Surma (Suri) Kabilesi
Suri kabilesi, Omo vadisi kabilelerinden birisidir.
Suriler Etiyopya’nın güneybatı ovalarında yaşamaktadırlar. Suriler yaşam şekilleri ve korkusuzluklarından dolayı diğer kabilelerden daha güçlü bir konuma sahiptir. İçkiyi çok fazla tüketen Suriler günün çoğunluğunda sarhoş gezerler. Akşam başlayıp sabahlara kadar dans edip bu dansın ruhlarındaki kötü enerjiyi ortadan kaldırdığına inanmaktadırlar. Mursi kadınların dudaklarına yaptıkları tabak işlemi aslında Surilere aittir. Suriler diğer kabilelere oranla daha fazla süslü ve renklidir. Kullandıkları örtüler, takılar, ağız ve kulaklardaki tabaklar diğer kabilelerden daha gösterişlidir. Evler genellikle kerpiçten yapılır.
Bilindiği üzere Omo kabilelerinin en büyük ortak yanı kadınların çalışıp erkeklerin keyif sürmesidir. Suri kabilesinde de aynı şey geçerli olup kadınlar çalışıp erkekler gün boyunca içki içmektedirler. Bekâr kadınlar genç yaşlarda dudaklarını delip içerisine tabak yerleştirirler. Tabak ne kadar büyükse kadın o kadar değerlidir. Zenginlik hayvan sayısınca belirlenir, yani ne kadar çok hayvanınız varsa o kadar zenginsiniz. Hayvancılıkla uğraşan Suri kabilesi verimli topraklara sahiptir. Balıkçılık ve bölgeden geçen insanlardan alınan ücretlerde geçim kaynakları arasında sayılabilir. Erkekler ise kadınlar kadar gösterişi ve güzelliği seviyorlar. Kulaklar delinip, mantar biçiminde tıpalar takarak gösterişli olmaya çalışıyorlar. En çok sevdikleri şeylerden biride yüzlerini ve vücutlarını renkli boyalarla boyamaktır. Dövmeler kazınmış saçlar erkeklerin en vazgeçilmezleri arasındadır.
Çocuklara gelirsek onlar meyveler ve bitkileri kullanarak yaptıkları aksesuarlarla kendilerini süslerler. Suri kabilesi diğer kabilelere oranla daha fazla kültür birliğine önem veriyor ve bunun için çaba sarf ediyorlar.
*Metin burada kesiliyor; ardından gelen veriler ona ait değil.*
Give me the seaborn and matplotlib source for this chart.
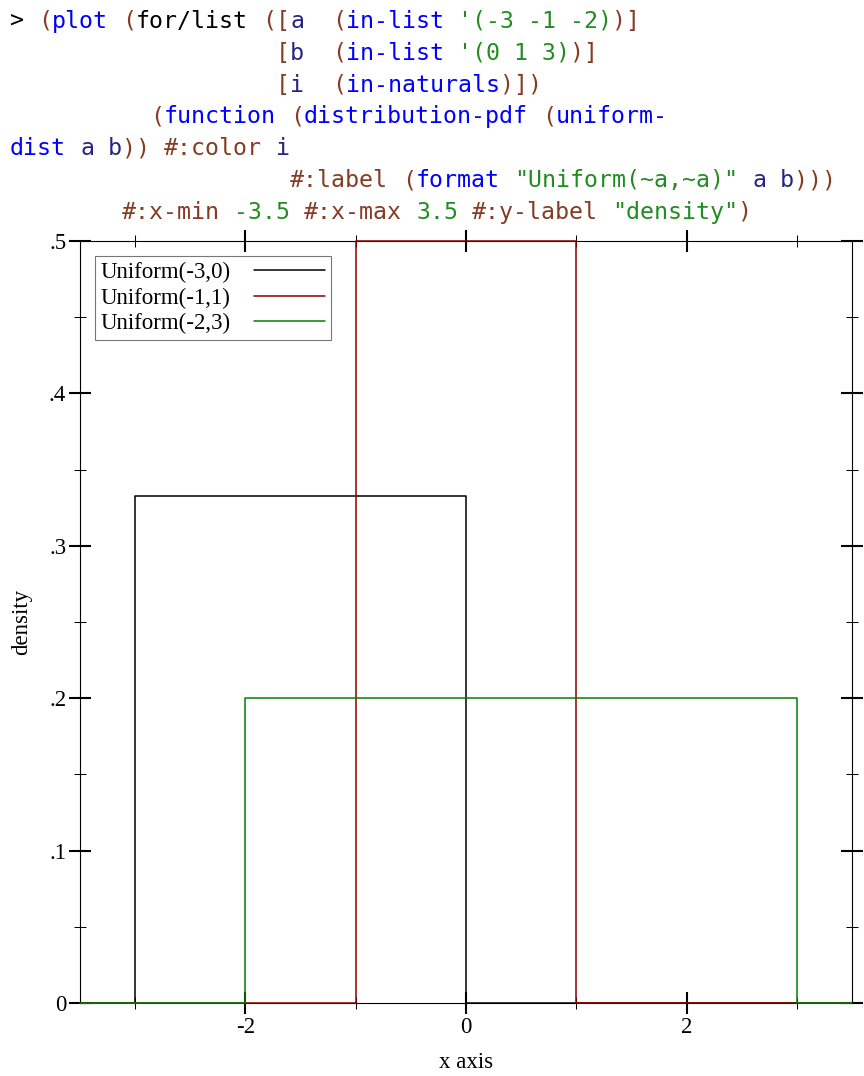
import matplotlib

matplotlib.use("Agg")
import matplotlib.pyplot as plt
import matplotlib.ticker as mticker
import pandas as pd
import seaborn as sns

# === DATEN ===
lower = [-3, -1, -2]
upper = [0, 1, 3]
density = [0.333, 0.5, 0.2]
labels = ["Uniform(-3,0)", "Uniform(-1,1)", "Uniform(-2,3)"]
colors = ["#000000", "#8b0000", "#008000"]
x_min, x_max = -3.5, 3.5
x_ticks = [-2, 0, 2]
y_ticks = [0, 0.1, 0.2, 0.3, 0.4, 0.5]

# code header: (column, text, colour)
PN, LNK, SYM, VAL, BLK = "#843c24", "#0000ff", "#262680", "#228b22", "#000000"
code_lines = [
    [(0, ">", BLK), (2, "(", PN), (3, "plot", LNK), (8, "(", PN), (9, "for/list", BLK),
     (18, "([", PN), (20, "a", SYM), (23, "(", PN), (24, "in-list", LNK),
     (32, "'(-3 -1 -2)", VAL), (43, ")]", PN)],
    [(19, "[", PN), (20, "b", SYM), (23, "(", PN), (24, "in-list", LNK),
     (32, "'(0 1 3)", VAL), (40, ")]", PN)],
    [(19, "[", PN), (20, "i", SYM), (23, "(", PN), (24, "in-naturals", LNK), (35, ")])", PN)],
    [(10, "(", PN), (11, "function", LNK), (20, "(", PN), (21, "distribution-pdf", LNK),
     (38, "(", PN), (39, "uniform-", LNK)],
    [(0, "dist", LNK), (5, "a", SYM), (7, "b", SYM), (8, "))", PN), (11, "#:color", PN),
     (19, "i", SYM)],
    [(20, "#:label", PN), (28, "(", PN), (29, "format", LNK), (36, '"Uniform(~a,~a)"', VAL),
     (53, "a", SYM), (55, "b", SYM), (56, ")))", PN)],
    [(8, "#:x-min", PN), (16, "-3.5", VAL), (21, "#:x-max", PN), (29, "3.5", VAL),
     (33, "#:y-label", PN), (43, '"density"', VAL), (52, ")", PN)],
]

W, H = 864, 1076

sns.set_style("white")
plt.rcParams["font.family"] = ["Liberation Serif", "DejaVu Serif"]
plt.rcParams["axes.unicode_minus"] = False

fig = plt.figure(figsize=(W / 100, H / 100), dpi=100)
ax = fig.add_axes([80 / W, (H - 1003) / H, 772 / W, 762 / H])

# header code
adv = 14.0
for i, line in enumerate(code_lines):
    y_px = 28 + 31.8 * i
    for col, txt, c in line:
        fig.text((10 + col * adv) / W, 1 - y_px / H, txt, color=c,
                 family="DejaVu Sans Mono", fontsize=adv / 0.602 * 0.72,
                 va="baseline", ha="left")

for a, b, d, lab, c in zip(lower, upper, density, labels, colors):
    df = pd.DataFrame({"x": [x_min, a, a, b, b, x_max], "y": [0, 0, d, d, 0, 0]})
    sns.lineplot(data=df, x="x", y="y", sort=False, estimator=None, color=c,
                 linewidth=1.1, label=lab, ax=ax, zorder=3, clip_on=False)

ax.set_xlim(x_min, x_max)
ax.set_ylim(0, 0.5)
ax.set_xticks(x_ticks)
ax.set_yticks(y_ticks)
ax.xaxis.set_minor_locator(mticker.MultipleLocator(1))
ax.yaxis.set_minor_locator(mticker.MultipleLocator(0.05))
ax.xaxis.set_major_formatter(mticker.FuncFormatter(lambda v, p: f"{int(round(v))}"))
ax.yaxis.set_major_formatter(
    mticker.FuncFormatter(lambda v, p: "0" if abs(v) < 1e-9 else f"{v:.1f}".lstrip("0")))

ax.tick_params(which="major", direction="inout", length=15.8, width=1.5, top=True,
               right=True, bottom=True, left=True, labelsize=16.5, pad=2,
               color="black", labelcolor="black")
ax.tick_params(which="minor", direction="inout", length=8, width=0.75, top=True,
               right=True, bottom=True, left=True, color="black")
for s in ax.spines.values():
    s.set_color("black")
    s.set_linewidth(0.8)

ax.set_xlabel("x axis", fontsize=16.5, color="black")
ax.set_ylabel("density", fontsize=16.5, color="black")
ax.xaxis.label.set_va("center")
ax.yaxis.label.set_va("center")
ax.xaxis.set_label_coords(0.5, (1003 - 1063) / 762)
ax.yaxis.set_label_coords((22 - 80) / 772, 0.5)

leg = ax.legend(loc="upper left", bbox_to_anchor=(15 / 772, (1003 - 256) / 762),
                borderaxespad=0, markerfirst=False, frameon=True, fancybox=False,
                edgecolor="#777777", framealpha=1, fontsize=16.5, handlelength=3.1,
                handletextpad=1.0, labelspacing=0.2, borderpad=0.25)
leg.get_frame().set_linewidth(0.8)
for t in leg.get_texts():
    t.set_color("black")

fig.savefig("out.png", dpi=100, facecolor="white")
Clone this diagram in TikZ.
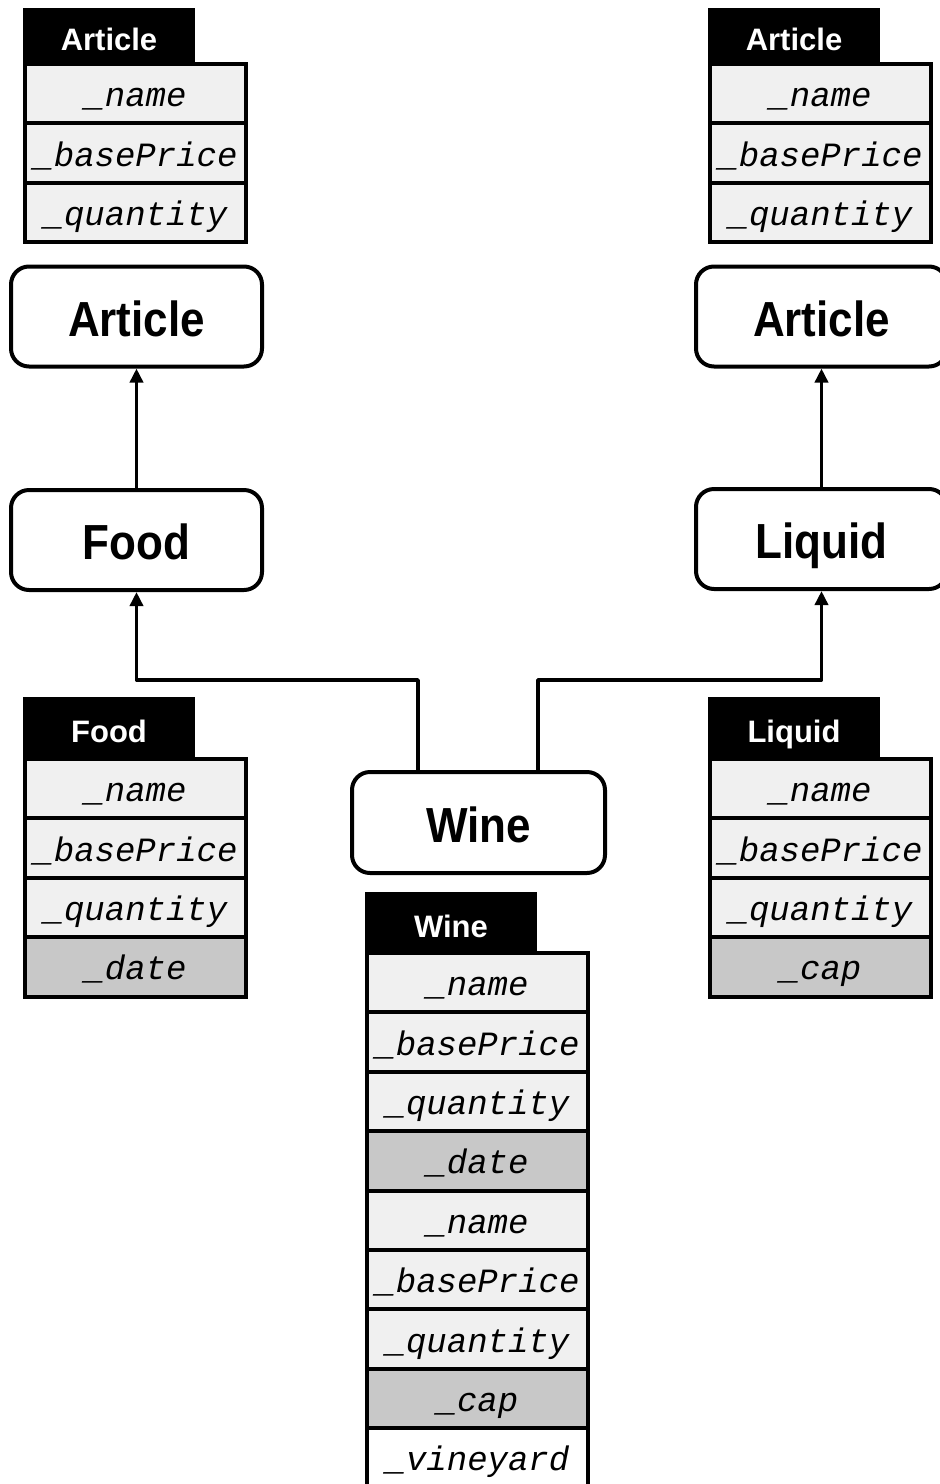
\documentclass[tikz,border=0pt]{standalone}
\usepackage{fontspec}
\setmainfont{Liberation Sans}
\setmonofont{Liberation Mono}
\usetikzlibrary{arrows.meta}
\definecolor{rowlight}{HTML}{F0F0F0}
\definecolor{rowdark}{HTML}{C8C8C8}
\newcommand{\tallt}[1]{\scalebox{1}[1.12]{#1}}
\tikzset{
  cls/.style={draw, line width=4pt, rounded corners=18pt, fill=white,
    minimum width=251pt, minimum height=100pt, inner sep=0pt,
    text height=39pt, text depth=0pt,
    font=\fontsize{44}{50}\selectfont\bfseries},
  hdr/.style={fill=black, text=white, minimum width=172pt, inner sep=0pt,
    outer sep=0pt, anchor=north west, text height=31pt, text depth=0pt,
    font=\fontsize{31}{36}\selectfont\bfseries},
  fld/.style={draw, line width=4pt, minimum width=221pt, minimum height=59.4pt,
    inner sep=0pt, outer sep=0pt, anchor=north west,
    text height=30pt, text depth=4pt,
    font=\fontsize{34}{40}\selectfont\ttfamily\itshape},
  conn/.style={line width=3.5pt, line join=round,
    -{Triangle[length=14pt,width=13pt]}},
}
\newcommand{\umltab}[6]{%
  \node[hdr, minimum height=#4pt] (#1-h) at (#2,#3) {#5};
  \foreach \t/\s [count=\i from 0] in {#6} {
    \node[fld, fill=\s] (#1-\i) at ({#2+2},{#3+#4+2+59.4*\i}) {\t};
  }%
}
\begin{document}
\begin{tikzpicture}[x=1pt, y=-1pt]
\clip (0,0) rectangle (940,1484);
\fill[white] (0,0) rectangle (940,1484);

% class tables
\umltab{ta}{23}{8}{54}{Article}{\_name/rowlight, \_basePrice/rowlight, \_quantity/rowlight}
\umltab{tb}{708}{8}{54}{Article}{\_name/rowlight, \_basePrice/rowlight, \_quantity/rowlight}
\umltab{tf}{23}{697}{60}{Food}{\_name/rowlight, \_basePrice/rowlight, \_quantity/rowlight, \_date/rowdark}
\umltab{tl}{708}{697}{60}{Liquid}{\_name/rowlight, \_basePrice/rowlight, \_quantity/rowlight, \_cap/rowdark}
\umltab{tw}{365}{892}{59}{Wine}{\_name/rowlight, \_basePrice/rowlight, \_quantity/rowlight, \_date/rowdark, \_name/rowlight, \_basePrice/rowlight, \_quantity/rowlight, \_cap/rowdark, \_vineyard/white}

% class nodes
\node[cls] (A1) at (136.5,316.5) {\tallt{Article}};
\node[cls] (F)  at (136.5,540)   {\tallt{Food}};
\node[cls] (A2) at (821.5,316.5) {\tallt{Article}};
\node[cls] (L)  at (821.5,539)   {\tallt{Liquid}};
\node[cls, minimum width=253pt, minimum height=101pt] (W) at (478.5,822.5) {\tallt{Wine}};

% connectors
\coordinate (jl) at (418,680);
\coordinate (jr) at (538,680);
\draw[conn] (F.north) -- (A1.south);
\draw[conn] (L.north) -- (A2.south);
\draw[conn] (W.north -| jl) -- (jl) -| (F.south);
\draw[conn] (W.north -| jr) -- (jr) -| (L.south);
\end{tikzpicture}
\end{document}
Aslında onlara Suri olarak hitap edilmesini kabullenemiyor ve kendilerine Surma denilmesini istiyorlar. Suri erkekleri dış görünüşleriyle ve Donga dövüşleriyle ilgilenmeyi çok severler. Diğer adı Saganai olan Donga ismi dövüşte kullanılan sopadan asla vazgeçemezler. Dövüşün amacı eş bulmak ve karşılıklı rekabeti çözmektir. Dövüşten bir gün önce ağaç özünden hazırlanan özel bir içki içerek hazırlık yapar ve sabaha kadar başka hiçbir besin tüketmezler. Dövüş başlamadan önce inek idrarıyla yıkanmış olan kaplarına koydukları inek kanını içerler. İnekten kan alınırken inek öldürülmez sadece bir delik açılır kan alındıktan sonra delik çamurla kapatılır. Savaş alanında bulunan kadınlara güzel görünmek amacıyla vücutlarını boyayıp daha iddialı görünmeye çalışırlar. Yapılan dövüşlerde çok fazla kişi ciddi zarar görse de bu gelenek onların hayatında büyük bir eğlence olarak yerini korumaktadır.